Planning to make planters, landscaping stones, rocks, sculptures? Here are a few simple concrete recipes to try.

Hypertufa is one popular mix used for lighter weight planters. It involves adding peat moss to the concrete. It does eliminate weight and give the planter or object a woody look, but the overall structure is weaker than some of the other types of mixes.

Recipes for hypertufa include:

Hypertufa Recipe 1
One part cement
One part perlite or vermiculite
One part peat moss

When using peat moss, sift out the larger particles for a stronger mix

Hypertufa Recipe 2
One part cement
One part sand
One part peat moss

When using sand, #20 builders sand is best, but playground sand is acceptable. Sift out the largest pebbles for a smoother surface.

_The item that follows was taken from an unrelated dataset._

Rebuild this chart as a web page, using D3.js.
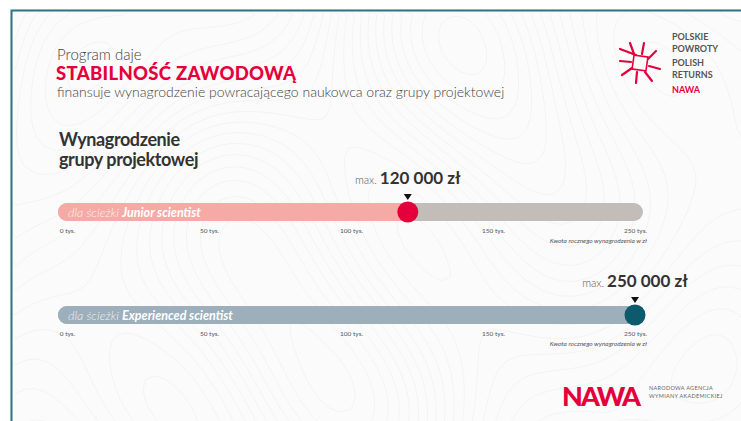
<!DOCTYPE html>
<html>
<head>
<meta charset="utf-8">
<script src="https://cdn.jsdelivr.net/npm/d3@7"></script>
<style>
  body { margin: 0; background: #fff; }
  svg { display: block; font-family: Lato, "Open Sans", sans-serif; }
</style>
</head>
<body>
<div id="svganchor"></div>
<script>
let width = 741;
let height = 421;

// data
let tracks = ["Junior scientist", "Experienced scientist"];
let maxValues = [120, 250]; // tys. zł
let maxLabels = ["120 000 zł", "250 000 zł"];
let tickValues = [0, 50, 100, 150, 250];
let tickLabels = ["0 tys.", "50 tys.", "100 tys.", "150 tys.", "250 tys."];

let colors = {
  red: "#e4003b",
  pink: "#f5aaa6",
  rest: "#c3bdb9",
  teal: "#0c5a6b",
  steel: "#9cafbb",
  text: "#333333"
};
let fillColors = [colors.pink, colors.steel];
let restColors = [colors.rest, colors.steel];
let dotColors = [colors.red, colors.teal];

let svg = d3.select("#svganchor").append("svg").attr("width", width).attr("height", height);

// background + frame
svg.append("rect").attr("x", 11).attr("y", 10).attr("width", width).attr("height", height)
  .attr("fill", "#fbfbfb");

// faint contour texture
let gw = 80, gh = 45;
let field = new Array(gw * gh);
for (let j = 0; j < gh; ++j) {
  for (let i = 0; i < gw; ++i) {
    field[j * gw + i] = Math.sin(i / 9) * Math.cos(j / 7) + Math.sin((i + j) / 13) + 0.5 * Math.cos(i / 5 - j / 11);
  }
}
let contours = d3.contours().size([gw, gh]).thresholds(d3.range(-2.2, 2.4, 0.18))(field);
svg.append("g")
  .attr("transform", "translate(11,10) scale(" + (width / gw) + "," + (height / gh) + ")")
  .selectAll("path")
  .data(contours)
  .enter()
  .append("path")
  .attr("d", d3.geoPath())
  .attr("fill", "none")
  .attr("stroke", "#f1f1f1")
  .attr("stroke-width", 0.8)
  .attr("vector-effect", "non-scaling-stroke");

svg.append("path")
  .attr("d", "M11.5," + height + "V10.5H" + width)
  .attr("fill", "none")
  .attr("stroke", "#2b7585")
  .attr("stroke-width", 2);

// header
svg.append("text").attr("x", 57).attr("y", 60)
  .attr("font-size", 15).attr("fill", "#444").attr("font-weight", 300)
  .text("Program daje");
svg.append("text").attr("x", 56).attr("y", 80)
  .attr("font-size", 18.5).attr("fill", colors.red).attr("font-weight", 900)
  .attr("letter-spacing", 0.3)
  .text("STABILNOŚĆ ZAWODOWĄ");
svg.append("text").attr("x", 57).attr("y", 97)
  .attr("font-size", 14).attr("fill", "#444").attr("font-weight", 300)
  .text("finansuje wynagrodzenie powracającego naukowca oraz grupy projektowej");

svg.append("text").attr("x", 59).attr("y", 146)
  .attr("font-size", 18).attr("fill", colors.text).attr("font-weight", 700)
  .attr("letter-spacing", -0.4)
  .text("Wynagrodzenie");
svg.append("text").attr("x", 59).attr("y", 166)
  .attr("font-size", 18).attr("fill", colors.text).attr("font-weight", 700)
  .attr("letter-spacing", -0.4)
  .text("grupy projektowej");

// top-right logo
let logo = svg.append("g").attr("transform", "translate(640,63)");
let rays = [[-20, -14, -4, -8], [4, -20, 2, -9], [16, -12, 8, -4], [20, 6, 9, 3], [12, 18, 5, 9], [-4, 20, -3, 9], [-18, 12, -8, 5], [-20, -2, -9, -1], [-10, -20, -6, -9]];
logo.selectAll("line")
  .data(rays)
  .enter()
  .append("line")
  .attr("x1", d => d[0]).attr("y1", d => d[1])
  .attr("x2", d => d[2]).attr("y2", d => d[3])
  .attr("stroke", colors.red).attr("stroke-width", 2.2).attr("stroke-linecap", "round");
logo.append("rect").attr("x", -7).attr("y", -7).attr("width", 14).attr("height", 14)
  .attr("fill", "none").attr("stroke", colors.red).attr("stroke-width", 1.6)
  .attr("transform", "rotate(8)");

let logoLines = [["POLSKIE", 40, "#555"], ["POWROTY", 52, "#555"], ["POLISH", 66, "#555"], ["RETURNS", 78, "#555"], ["NAWA", 93, colors.red]];
svg.selectAll(".logo-text")
  .data(logoLines)
  .enter()
  .append("text")
  .attr("class", "logo-text")
  .attr("x", 672)
  .attr("y", d => d[1])
  .attr("font-size", 9)
  .attr("font-weight", 700)
  .attr("fill", d => d[2])
  .text(d => d[0]);

// scale: the axis is compressed after 150 tys.
let xScale = d3.scaleLinear().domain([0, 150, 250]).range([67, 493, 635]);

let rowY = [212, 315];
let barH = 18;

tracks.forEach(function (track, i) {
  let y = rowY[i];
  let g = svg.append("g").attr("class", "track");
  let x0 = xScale(0) - 9;
  let x1 = xScale(250) + 8;
  let xv = xScale(maxValues[i]);

  // background bar
  g.append("rect")
    .attr("x", x0).attr("y", y - barH / 2)
    .attr("width", x1 - x0).attr("height", barH)
    .attr("rx", barH / 2)
    .attr("fill", restColors[i]);

  // value bar
  g.append("rect")
    .attr("x", x0).attr("y", y - barH / 2)
    .attr("width", xv - x0).attr("height", barH)
    .attr("rx", barH / 2)
    .attr("fill", fillColors[i]);
  g.append("rect")
    .attr("x", xv - barH).attr("y", y - barH / 2)
    .attr("width", barH).attr("height", barH)
    .attr("fill", fillColors[i]);

  // label in bar
  let label = g.append("text")
    .attr("x", 68).attr("y", y + 4.5)
    .attr("font-size", 12.5).attr("font-style", "italic").attr("fill", "#fff");
  label.append("tspan").attr("font-weight", 300).attr("fill-opacity", 0.85).text("dla ścieżki ");
  label.append("tspan").attr("font-weight", 700).text(track);

  // dot
  g.append("circle")
    .attr("cx", xv).attr("cy", y).attr("r", 10.5)
    .attr("fill", dotColors[i]);

  // marker triangle
  g.append("path")
    .attr("d", "M" + (xv - 4) + "," + (y - 18) + "h8l-4,6z")
    .attr("fill", "#111");

  // max label
  let maxText = g.append("text")
    .attr("x", xv).attr("y", y - 28)
    .attr("text-anchor", "middle")
    .attr("fill", colors.text);
  maxText.append("tspan").attr("font-size", 11).attr("font-weight", 300).attr("fill", "#555").text("max. ");
  maxText.append("tspan").attr("font-size", 17).attr("font-weight", 700).text(maxLabels[i]);

  // axis
  let xAxis = d3.axisBottom(xScale)
    .tickValues(tickValues)
    .tickFormat((d, k) => tickLabels[k])
    .tickSize(0)
    .tickPadding(0);
  let ax = g.append("g")
    .attr("class", "x axis")
    .attr("transform", "translate(0," + (y + 16) + ")")
    .call(xAxis);
  ax.select(".domain").remove();
  ax.selectAll("text")
    .attr("font-family", "Lato, sans-serif")
    .attr("font-size", 6.5)
    .attr("fill", "#555");

  g.append("text")
    .attr("x", 647).attr("y", y + 31)
    .attr("text-anchor", "end")
    .attr("font-size", 6.5).attr("font-style", "italic").attr("fill", "#555")
    .text("Kwota rocznego wynagrodzenia w zł");
});

// bottom logo
svg.append("text")
  .attr("x", 562).attr("y", 406)
  .attr("font-size", 27).attr("font-weight", 900)
  .attr("fill", colors.red)
  .attr("letter-spacing", -1)
  .attr("textLength", 78)
  .text("NAWA");
svg.append("text").attr("x", 649).attr("y", 390)
  .attr("font-size", 5.5).attr("fill", "#666").attr("letter-spacing", 0.3)
  .text("NARODOWA AGENCJA");
svg.append("text").attr("x", 649).attr("y", 398)
  .attr("font-size", 5.5).attr("fill", "#666").attr("letter-spacing", 0.3)
  .text("WYMIANY AKADEMICKIEJ");
</script>
</body>
</html>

For landscaping stones, a stronger recipe is required and eliminates the peat moss.

1 part cement
1 part sand
A handful of fibermesh

For fluffy fibermesh, purchase a low-priced fiberglass air conditioning filter. Remove the cardboard and shred the mesh. Wear gloves.

For artificial rocks this recipe will work:

2 parts cement
2 parts sand
1 part perlite
Two handfuls of fibermesh

For a sculpture, try this recipe:

3 parts cement
3 parts sand
1 ½ parts Perlite
2 handfulls fibermesh
1 length rebar

Approximately 4 quarts of water will be needed for this recipe.

Note: embed the rebar halfway through the pouring process for exceptional strength.\

General notes:

When working with concrete, always use a dust mask and rubber gloves. Cement dust is harmful to the lungs and the wet mix will eat through your skin.

Concrete should be poured within an temperature range of 50 degrees and 75 degrees.

Always mix the dry ingredients first. Then begin adding water to the mix slowly until the consistency is like a thick mud. If the mix is too dry or too wet, stability is compromised.

Initial curing times will vary depending on temperature, humidity, and thickness of the piece.

Always keep the concrete piece covered in plastic for the first two days to begin the curing process. After that, mist once a day for approximately one week. Allow three or four weeks after the misting period to sit and finish curing. At this point, the piece can be painted and sprayed with a concrete sealer.